BG Joseph Wheeler, USA

When war broke out between the United States and Spain in 1898, President William McKinley, in a move to help heal the wounds of the Civil War and reunite North and South, appointed a number of former Confederate officers to command volunteer units. One of these former rebels was Joseph Wheeler, popularly known as “Fighting Joe.”

Joseph Wheeler was born on 10 September 1836 in Augusta, Georgia, to a family that had moved from New England. After his mother died and his father lost his fortune, the Wheeler family returned to Connecticut. In his youth, he did not receive regular education. Nevertheless, he earned an appointment to West Point in 1854.

After graduating from West Point in 1859, Wheeler served with the Mounted Rifles in the Regular Army and participated in campaigns against Indians in Kansas and New Mexico. His career with the Army, however, would be relatively brief. When southern states began seceding from the Union in 1860 and 1861, Wheeler decided to side with the newly formed Confederacy. He resigned his commission on 22 April 1861 and joined the Confederate Army.

Initially commissioned as a first lieutenant of artillery, he was appointed colonel of the 19th Alabama Infantry on 4 September 1861 and led the regiment at Shiloh in April 1862. Shortly after the battle, MG Braxton Bragg made Wheeler the chief of cavalry of the Army of Mississippi. In October 1862, he was promoted to brigadier general. He was later promoted to major general in January 1863, and, in 1864, he was promoted to lieutenant general at the age of twenty-eight.

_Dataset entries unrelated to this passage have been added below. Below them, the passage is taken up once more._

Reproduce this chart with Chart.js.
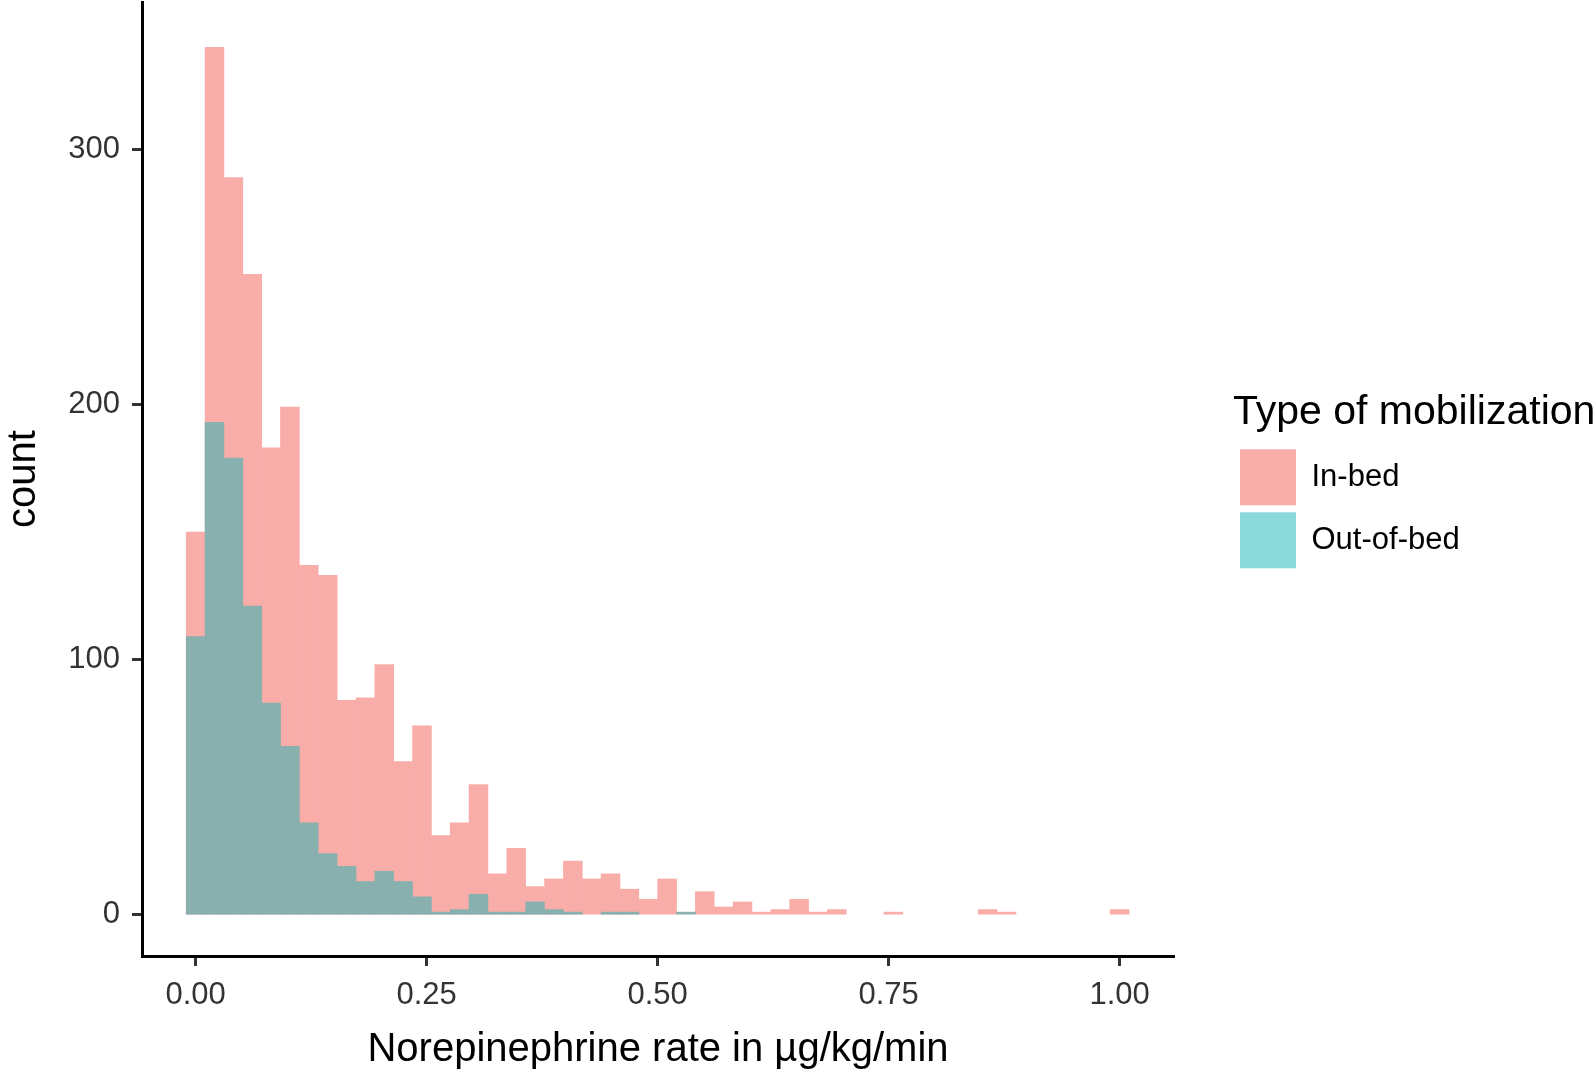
<!DOCTYPE html>
<html>
<head>
<meta charset="utf-8">
<script src="https://cdn.jsdelivr.net/npm/chart.js@4.4.1/dist/chart.umd.min.js"></script>
<style>
  html, body { margin: 0; padding: 0; background: #ffffff; }
  #wrap { width: 1594px; height: 1075px; position: relative; }
</style>
</head>
<body>
<div id="wrap"><canvas id="chart"></canvas></div>
<script>
// Histogram bin centres (norepinephrine rate, µg/kg/min)
const binCenters = [0.0000, 0.0204, 0.0408, 0.0612, 0.0816, 0.1020, 0.1224, 0.1429, 0.1633, 0.1837,
                    0.2041, 0.2245, 0.2449, 0.2653, 0.2857, 0.3061, 0.3265, 0.3469, 0.3673, 0.3878,
                    0.4082, 0.4286, 0.4490, 0.4694, 0.4898, 0.5102, 0.5306, 0.5510, 0.5714, 0.5918,
                    0.6122, 0.6327, 0.6531, 0.6735, 0.6939, 0.7143, 0.7347, 0.7551, 0.7755, 0.7959,
                    0.8163, 0.8367, 0.8571, 0.8776, 0.8980, 0.9184, 0.9388, 0.9592, 0.9796, 1.0000];
// Counts per bin
const inBed = [150, 340, 289, 251, 183, 199, 137, 133, 84, 85,
               98, 60, 74, 31, 36, 51, 16, 26, 11, 14,
               21, 14, 16, 10, 6, 14, 0, 9, 3, 5,
               1, 2, 6, 1, 2, 0, 0, 1, 0, 0,
               0, 0, 2, 1, 0, 0, 0, 0, 0, 2];
const outOfBed = [109, 193, 179, 121, 83, 66, 36, 24, 19, 13,
                  17, 13, 7, 1, 2, 8, 1, 1, 5, 2,
                  1, 0, 1, 1, 0, 0, 1, 0, 0, 0,
                  0, 0, 0, 0, 0, 0, 0, 0, 0, 0,
                  0, 0, 0, 0, 0, 0, 0, 0, 0, 0];
const seriesNames = ['In-bed', 'Out-of-bed'];
const xTickValues = [0, 0.25, 0.5, 0.75, 1.0];
const yTickValues = [0, 100, 200, 300];

const FONT = "'Liberation Sans', Arial, Helvetica, sans-serif";
const pinkFill = '#F9ADA9';
const overlapFill = '#88B0AF';
const legendSwatches = ['#F9ADA9', '#8AD8DA'];

function toPoints(values) {
  const pts = [];
  values.forEach((v, i) => { if (v > 0) pts.push({ x: binCenters[i], y: v }); });
  return pts;
}

const legendWidthPlugin = {
  id: 'legendWidth',
  beforeLayout(chart) {
    const lg = chart.legend;
    if (lg && !lg.__wrapped) {
      const orig = lg.fit.bind(lg);
      lg.fit = function () { orig(); this.width = 361; };
      lg.__wrapped = true;
    }
  }
};

new Chart(document.getElementById('chart'), {
  type: 'bar',
  data: {
    datasets: [
      {
        label: seriesNames[0],
        data: toPoints(inBed),
        backgroundColor: pinkFill,
        borderWidth: 0,
        grouped: false,
        barPercentage: 1,
        categoryPercentage: 1,
        order: 1,
        xAxisID: 'x', yAxisID: 'y'
      },
      {
        label: seriesNames[1],
        data: toPoints(outOfBed),
        backgroundColor: overlapFill,
        borderWidth: 0,
        grouped: false,
        barPercentage: 1,
        categoryPercentage: 1,
        order: 0,
        xAxisID: 'x', yAxisID: 'y'
      }
    ]
  },
  plugins: [legendWidthPlugin],
  options: {
    responsive: true,
    maintainAspectRatio: false,
    animation: false,
    devicePixelRatio: 1,
    layout: { padding: { top: 2, left: 0, right: 0, bottom: 0 } },
    plugins: {
      tooltip: { enabled: false },
      legend: {
        position: 'right',
        align: 'start',
        labels: {
          boxWidth: 56,
          boxHeight: 56,
          padding: 7,
          color: '#000000',
          font: { family: FONT, size: 31 },
          generateLabels(chart) {
            const items = Chart.defaults.plugins.legend.labels.generateLabels(chart);
            items.sort((a, b) => a.datasetIndex - b.datasetIndex);
            items.forEach(it => {
              it.fillStyle = legendSwatches[it.datasetIndex];
              it.strokeStyle = legendSwatches[it.datasetIndex];
              it.lineWidth = 0;
            });
            return items;
          }
        },
        title: {
          display: true,
          text: 'Type of mobilization',
          color: '#000000',
          position: 'start',
          font: { family: FONT, size: 41 },
          padding: { top: 390, bottom: 1 }
        }
      }
    },
    scales: {
      x: {
        type: 'linear',
        position: 'bottom',
        min: -0.0581,
        max: 1.0588,
        offset: false,
        afterBuildTicks(s) { s.ticks = xTickValues.map(v => ({ value: v })); },
        afterFit(s) { s.height = 119; s.paddingLeft = 0; s.paddingRight = 0; },
        ticks: {
          autoSkip: false,
          maxRotation: 0,
          color: '#333333',
          padding: 11,
          font: { family: FONT, size: 31 },
          callback: v => Number(v).toFixed(2)
        },
        grid: {
          display: true,
          drawOnChartArea: false,
          drawTicks: true,
          offset: false,
          tickLength: 10,
          tickWidth: 3,
          tickColor: '#333333'
        },
        border: { display: true, color: '#000000', width: 3 },
        title: {
          display: true,
          text: 'Norepinephrine rate in µg/kg/min',
          color: '#000000',
          font: { family: FONT, size: 40 },
          padding: { top: 0, bottom: 1 }
        }
      },
      y: {
        type: 'linear',
        position: 'left',
        min: -16.2,
        max: 357.8,
        afterBuildTicks(s) { s.ticks = yTickValues.map(v => ({ value: v })); },
        afterFit(s) { s.width = 142; s.paddingTop = 0; s.paddingBottom = 0; },
        ticks: {
          autoSkip: false,
          color: '#333333',
          padding: 12,
          font: { family: FONT, size: 31 },
          callback: v => String(v)
        },
        grid: {
          display: true,
          drawOnChartArea: false,
          drawTicks: true,
          tickLength: 10,
          tickWidth: 3,
          tickColor: '#333333'
        },
        border: { display: true, color: '#000000', width: 3 },
        title: {
          display: true,
          text: 'count',
          color: '#000000',
          font: { family: FONT, size: 40 },
          padding: { top: 0, bottom: 0 }
        }
      },
      spacer: {
        type: 'linear',
        position: 'right',
        display: true,
        afterFit(s) { s.width = 59; s.paddingTop = 0; s.paddingBottom = 0; },
        ticks: { display: false },
        grid: { display: false, drawTicks: false },
        border: { display: false },
        title: { display: false }
      }
    }
  }
});
</script>
</body>
</html>
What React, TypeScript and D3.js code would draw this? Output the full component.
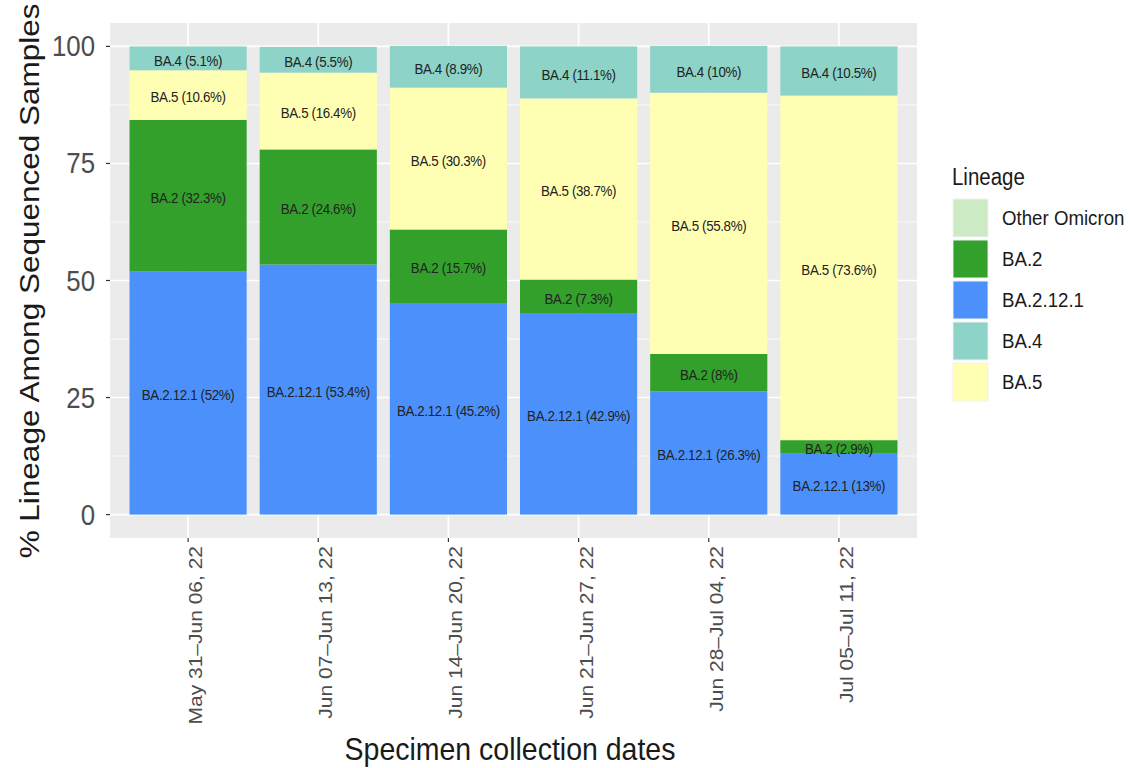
import React from 'react';
import * as d3 from 'd3';

// collection weeks (x categories)
const weeks = [
  'May 31–Jun 06, 22',
  'Jun 07–Jun 13, 22',
  'Jun 14–Jun 20, 22',
  'Jun 21–Jun 27, 22',
  'Jun 28–Jul 04, 22',
  'Jul 05–Jul 11, 22',
];

// legend order + fill colours
const lineages = ['Other Omicron', 'BA.2', 'BA.2.12.1', 'BA.4', 'BA.5'];
const lineageColors = ['#CCEBC5', '#33A02C', '#4C91FB', '#8DD3C7', '#FFFFB3'];

// stacking order, bottom -> top
const stackOrder = ['BA.2.12.1', 'BA.2', 'BA.5', 'BA.4', 'Other Omicron'];

// percent of sequenced samples per week
const otherOmicron = [0, 0, 0, 0, 0, 0];
const ba2 = [32.3, 24.6, 15.7, 7.3, 8, 2.9];
const ba2121 = [52, 53.4, 45.2, 42.9, 26.3, 13];
const ba4 = [5.1, 5.5, 8.9, 11.1, 10, 10.5];
const ba5 = [10.6, 16.4, 30.3, 38.7, 55.8, 73.6];

const yTicks = [0, 25, 50, 75, 100];

// the reference is squeezed horizontally, so draw in a wider box and stretch it
const SX = 0.89;
const W = 1134 / SX;
const H = 768;
const px = (x: number) => x / SX;

const FONT = '"Liberation Sans", Arial, Helvetica, sans-serif';

const App = () => {
  const rows = weeks.map((w, i) => ({
    week: w,
    'Other Omicron': otherOmicron[i],
    'BA.2': ba2[i],
    'BA.2.12.1': ba2121[i],
    'BA.4': ba4[i],
    'BA.5': ba5[i],
  }));

  const panel = { left: px(110), right: px(917), top: 23, bottom: 538 };

  const x = d3.scaleBand<string>()
    .domain(weeks)
    .range([panel.left, panel.right])
    .paddingInner(0.1)
    .paddingOuter(0.15);

  const y = d3.scaleLinear().domain([-5, 105]).range([panel.bottom, panel.top]);

  const color = d3.scaleOrdinal<string, string>().domain(lineages).range(lineageColors);

  const series = d3.stack<any>().keys(stackOrder)(rows);

  const minorTicks = yTicks.slice(1).map((t, i) => (t + yTicks[i]) / 2);

  const legendX = px(953);
  const keyW = px(988) - px(953);

  return (
    <svg
      width={1134}
      height={H}
      viewBox={`0 0 ${W} ${H}`}
      preserveAspectRatio="none"
      style={{ position: 'absolute', left: 0, top: 0, background: '#fff' }}
      fontFamily={FONT}
    >
      {/* panel */}
      <rect x={panel.left} y={panel.top} width={panel.right - panel.left} height={panel.bottom - panel.top} fill="#EBEBEB" />

      {minorTicks.map((t) => (
        <line key={'mn' + t} x1={panel.left} x2={panel.right} y1={y(t)} y2={y(t)} stroke="#fff" strokeWidth={0.8} />
      ))}
      {yTicks.map((t) => (
        <line key={'mj' + t} x1={panel.left} x2={panel.right} y1={y(t)} y2={y(t)} stroke="#fff" strokeWidth={1.6} />
      ))}
      {weeks.map((w) => (
        <line key={'vx' + w} x1={x(w)! + x.bandwidth() / 2} x2={x(w)! + x.bandwidth() / 2} y1={panel.top} y2={panel.bottom} stroke="#fff" strokeWidth={1.6 / SX} />
      ))}

      {/* stacked bars */}
      {series.map((s) => (
        <g key={s.key} fill={color(s.key)}>
          {s.map((d: any) => (
            d[1] - d[0] > 0 ? (
              <rect key={d.data.week} x={x(d.data.week)} width={x.bandwidth()} y={y(d[1])} height={y(d[0]) - y(d[1])} />
            ) : null
          ))}
        </g>
      ))}

      {/* segment labels */}
      {series.map((s) => (
        <g key={'lb' + s.key}>
          {s.map((d: any) => {
            const v = d[1] - d[0];
            if (v <= 0) return null;
            return (
              <text
                key={d.data.week}
                x={x(d.data.week)! + x.bandwidth() / 2}
                y={y((d[0] + d[1]) / 2) + 2}
                textAnchor="middle"
                dominantBaseline="central"
                fontSize={15}
                fill="#222"
                letterSpacing={-0.4}
              >
                {`${s.key} (${d.data[s.key]}%)`}
              </text>
            );
          })}
        </g>
      ))}

      {/* y axis */}
      {yTicks.map((t) => (
        <g key={'yt' + t}>
          <line x1={panel.left - px(4)} x2={panel.left} y1={y(t)} y2={y(t)} stroke="#333" strokeWidth={1.2} />
          <text x={px(95)} y={y(t)} textAnchor="end" dominantBaseline="central" fontSize={29} fill="#4D4D4D">
            {t}
          </text>
        </g>
      ))}

      {/* x axis */}
      {weeks.map((w) => {
        const cx = x(w)! + x.bandwidth() / 2;
        return (
          <g key={'xt' + w}>
            <line x1={cx} x2={cx} y1={panel.bottom} y2={panel.bottom + 4} stroke="#333" strokeWidth={1.2 / SX} />
            <text
              transform={`translate(${cx + px(14)},${panel.bottom + 8}) rotate(-90)`}
              textAnchor="end"
              fontSize={21}
              fill="#4D4D4D"
            >
              {w}
            </text>
          </g>
        );
      })}

      {/* axis titles */}
      <text x={px(510)} y={760} textAnchor="middle" fontSize={32} fill="#1A1A1A">
        Specimen collection dates
      </text>
      <text transform={`translate(${px(39)},281) rotate(-90)`} textAnchor="middle" fontSize={31.5} fill="#1A1A1A">
        % Lineage Among Sequenced Samples
      </text>

      {/* legend */}
      <text x={px(952)} y={185} fontSize={23} fill="#1A1A1A">Lineage</text>
      {lineages.map((l, i) => {
        const ky = 199 + i * 41;
        return (
          <g key={'lg' + l}>
            <rect x={legendX} y={ky} width={keyW} height={38} fill={color(l)} stroke="#F2F2F2" strokeWidth={1} />
            <text x={px(1002)} y={ky + 19} dominantBaseline="central" fontSize={21} fill="#1A1A1A">
              {l}
            </text>
          </g>
        );
      })}
    </svg>
  );
};

export default App;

For much of the war, Wheeler was almost constantly engaged in battle. He participated in hundreds of battles and skirmishes, including Murfreesboro, Chickamauga, Chattanooga, and Atlanta, was wounded three times, and had sixteen horses shot from under him. In addition, thirty-six staff officers fell while serving at Wheeler’s side.

During the Atlanta campaign, Wheeler conducted several effective raids against the Union lines of communication. After Atlanta, however, Wheeler’s command was criticized for lacking discipline, and Wheeler was replaced by LTG Wade Hampton.

After his capture in Georgia in May 1865, he was sent to Fort Delaware and remained there until his release on 8 June. During Reconstruction, Wheeler was engaged in a number of activities. He was a merchant in New Orleans for a brief period before eventually settling in Alabama. He later became a cotton grower, lawyer, and politician. He was elected to Congress in 1881 and eventually served eight terms in the House of Representatives. Wheeler was also active in efforts to reintegrate the former Confederate states into the Union.

When war broke out between the U.S. and Spain in 1898, President McKinley appointed Wheeler a major general of volunteers. Wheeler, then at the age of 62, was given command of a dismounted cavalry division in V Corps, the unit assigned to undertake the invasion of Cuba.

While Wheeler’s service in Cuba was relatively brief, he played an important role in the fighting shortly after American forces landed on 20 June 1898. After coming ashore at Daiquiri, Wheeler pushed his forces forward toward the coastal village of Siboney, where additional landings were to take place. There, he learned from Cuban rebels that Spanish forces held the town of Las Guasimas, a strategic point three miles inland and along the road to Santiago.

Wheeler decided to attack. On the morning of 24 June, Wheeler’s troops, after advancing on narrow and tangled trails, were met with heavy volleys of rifle fire, forcing Wheeler to call for reinforcements. However, just as they arrived, the Spanish began to retreat towards Santiago. As the Spaniards began to retire, Wheeler, always an excitable soldier, was allegedly reported to have cried out, “We got the damn Yankees on the run!” proving that old sentiments die hard. While the battle was brief and casualties light, it was an important engagement because it eliminated the threat of enemy troops interfering with landing operations and cleared the road to Santiago.

After Las Guasimas, Wheeler, like many others, fell ill from the tropical diseases ravaging American troops. Despite his condition, Wheeler participated in the battle for San Juan Hill and provided advice to MG Shafter, commander of U.S. forces in Cuba, during the siege of Santiago.

After the war, Wheeler commanded Camp Wikoff, a convalescent and demobilization center at Montauk Point on Long Island. In June 1900, he was commissioned a brigadier general in the Regular Army, but resigned a few months later. He died on 25 January 1906 and was buried in Arlington National Cemetery.